No reports of illnesses have been received in connection with the defective salad; however, it could take some time for the symptoms of Listeria poisoning to manifest.

The food inspection agency can be reached, toll-free, at 1.800.442.2342 from 8:00 a.m. to 8:00 p.m., Eastern Time (ET), Monday to Friday.

For susceptible populations, infection with the Listeria pathogen can cause significant illnesses linked to the central nervous system, the developing fetus, and placenta. Consumption of food contaminated with Listeria monocytogenes can cause Listeriosis, a potentially fatal foodborne Illness that infects about 2,500 people in the U.S., killing 500 each year.

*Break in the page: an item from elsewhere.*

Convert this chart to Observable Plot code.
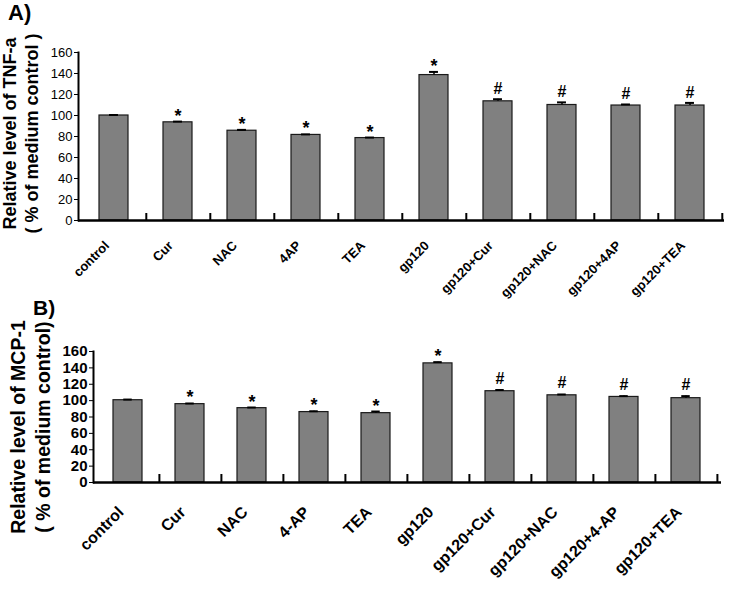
<!DOCTYPE html>
<html>
<head>
<meta charset="utf-8">
<script src="https://cdn.jsdelivr.net/npm/d3@7"></script>
<script src="https://cdn.jsdelivr.net/npm/@observablehq/plot@0.6"></script>
<style>
  body { margin: 0; background: #fff; }
  #root { position: relative; width: 730px; height: 597px; font-family: "Liberation Sans", Arial, sans-serif; overflow: hidden; }
  .panel { position: absolute; left: 0; }
  .tag { position: absolute; font-weight: bold; font-size: 22px; line-height: 1; }
</style>
</head>
<body>
<div id="root">
  <div id="plotA" class="panel" style="top:0"></div>
  <div id="plotB" class="panel" style="top:290px"></div>
  <div class="tag" style="left:8px;top:2px">A)</div>
  <div class="tag" style="left:33px;top:297px;font-size:21px">B)</div>
</div>
<script>
// ---- data ----
const categoriesA = ["control", "Cur", "NAC", "4AP", "TEA", "gp120", "gp120+Cur", "gp120+NAC", "gp120+4AP", "gp120+TEA"];
const valuesA = [100, 93.5, 85.5, 81.5, 78.5, 138.5, 113.5, 110, 109.5, 109.5];
const errorsA = [0.5, 0.7, 0.8, 0.5, 0.5, 3, 2, 2.5, 1, 2.5];
const signifA = ["", "*", "*", "*", "*", "*", "#", "#", "#", "#"];

const categoriesB = ["control", "Cur", "NAC", "4-AP", "TEA", "gp120", "gp120+Cur", "gp120+NAC", "gp120+4-AP", "gp120+TEA"];
const valuesB = [100.5, 95.7, 90.8, 86, 84.7, 145.5, 111.5, 106.5, 104.5, 103];
const errorsB = [0.8, 0.8, 0.8, 1, 2, 1.5, 1.5, 1, 1, 2.5];
const signifB = ["", "*", "*", "*", "*", "*", "#", "#", "#", "#"];

const yTicks = [0, 20, 40, 60, 80, 100, 120, 140, 160];
const yLabelA = "Relative level of TNF-a\n( % of medium control )";
const yLabelB = "Relative level of MCP-1\n( % of medium control)";

function build(cfg) {
  const data = cfg.cats.map((c, i) => ({cat: c, val: cfg.vals[i], err: cfg.errs[i], sig: cfg.sigs[i]}));
  const plotW = cfg.width - cfg.ml - cfg.mr;
  const plotH = cfg.height - cfg.mt - cfg.mb;
  const step = plotW / cfg.cats.length;
  const bandW = step * (1 - cfg.pad);
  const capInset = (bandW - 9) / 2;
  const tickUnits = 160 * cfg.tickLen / plotH;
  return Plot.plot({
    width: cfg.width,
    height: cfg.height,
    marginLeft: cfg.ml, marginRight: cfg.mr, marginTop: cfg.mt, marginBottom: cfg.mb,
    style: {fontFamily: "'Liberation Sans', Arial, sans-serif", color: "black", background: "transparent"},
    x: {domain: cfg.cats, paddingInner: cfg.pad, paddingOuter: cfg.pad / 2, label: null, axis: null},
    y: {domain: [0, 160], label: null},
    marks: [
      Plot.barY(data, {x: "cat", y: "val", fill: "#808080", stroke: "#1a1a1a", strokeWidth: 1.2}),
      Plot.ruleX(data, {x: "cat", y1: "val", y2: d => d.val + d.err, stroke: "black", strokeWidth: 1.5}),
      Plot.tickY(data, {x: "cat", y: d => d.val + d.err, insetLeft: capInset, insetRight: capInset, stroke: "black", strokeWidth: 2}),
      Plot.text(data.filter(d => d.sig === "*"), {x: "cat", y: d => d.val + d.err, text: "sig", lineAnchor: "bottom", fontSize: 18, fontWeight: "bold", dy: cfg.starDy}),
      Plot.text(data.filter(d => d.sig === "#"), {x: "cat", y: d => d.val + d.err, text: "sig", lineAnchor: "bottom", fontSize: 16, fontWeight: "bold", dy: cfg.hashDy}),
      Plot.ruleX(cfg.cats, {x: d => d, dx: step / 2, y1: 0, y2: tickUnits, stroke: "black", strokeWidth: 2}),
      Plot.ruleY([0], {stroke: "black", strokeWidth: 2.5}),
      Plot.frame({anchor: "left", stroke: "black", strokeWidth: 2}),
      Plot.axisY({ticks: yTicks, tickFormat: d => String(d), tickSize: 4, tickPadding: 2, fontSize: cfg.yFont, fontWeight: cfg.yWeight, label: null}),
      Plot.text(cfg.cats, {x: d => d, frameAnchor: "bottom", text: d => d, rotate: () => -45, textAnchor: "end", lineAnchor: "middle", fontSize: cfg.xFont, fontWeight: "bold", dx: cfg.xDx, dy: cfg.xPad}),
      Plot.text([cfg.ylabel], {frameAnchor: "left", rotate: -90, textAnchor: "middle", lineAnchor: "middle", lineHeight: cfg.lh, fontSize: cfg.labFont, fontWeight: "bold", dx: cfg.labDx, dy: cfg.labDy})
    ]
  });
}

document.getElementById("plotA").append(build({
  cats: categoriesA, vals: valuesA, errs: errorsA, sigs: signifA, ylabel: yLabelA,
  width: 730, height: 320, ml: 78, mr: 6, mt: 52, mb: 100, pad: 0.55, tickLen: 7,
  starDy: 0, hashDy: -5, yFont: 13, yWeight: "normal", xFont: 13, xPad: 23, xDx: -7,
  labFont: 18, lh: 1.22, labDx: -59, labDy: -3
}));

document.getElementById("plotB").append(build({
  cats: categoriesB, vals: valuesB, errs: errorsB, sigs: signifB, ylabel: yLabelB,
  width: 730, height: 307, ml: 93, mr: 9, mt: 61, mb: 115, pad: 0.53, tickLen: 8,
  starDy: 0, hashDy: -6, yFont: 15, yWeight: "bold", xFont: 16, xPad: 27, xDx: -7,
  labFont: 19.5, lh: 1.28, labDx: -64, labDy: 10
}));
</script>
</body>
</html>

Listeriosis symptoms include high fever, severe headache, neck stiffness, nausea, abdominal cramps and pain, and diarrhea. Pregnant women are 20 times likelier to be infected and Listeriosis can kill fetuses, can prompt premature births, can lead to hearing loss or brain damage in newborns, and can prompt neurological effects and cardio respiratory failure in adults.

The Montreal-Gazette notes that food contaminated with Listeria monocytogenes, may not look or smell spoiled, and the U.S. Centers for Disease Control and Prevention (CDC) suggest:

• Raw food from animal sources—beef, pork, poultry, etc.—should be cooked to a safe internal temperature and raw vegetables should be thoroughly rinsed under running tap water prior to consumption. Uncooked meats and poultry must be kept separate from vegetables, cooked foods, and ready-to-eat foods.

• Unpasteurized or raw milk should be avoided as should food prepared with unpasteurized or raw milk.

• After handling and preparing uncooked foods, wash hands, knives, countertops, and cutting boards very thoroughly.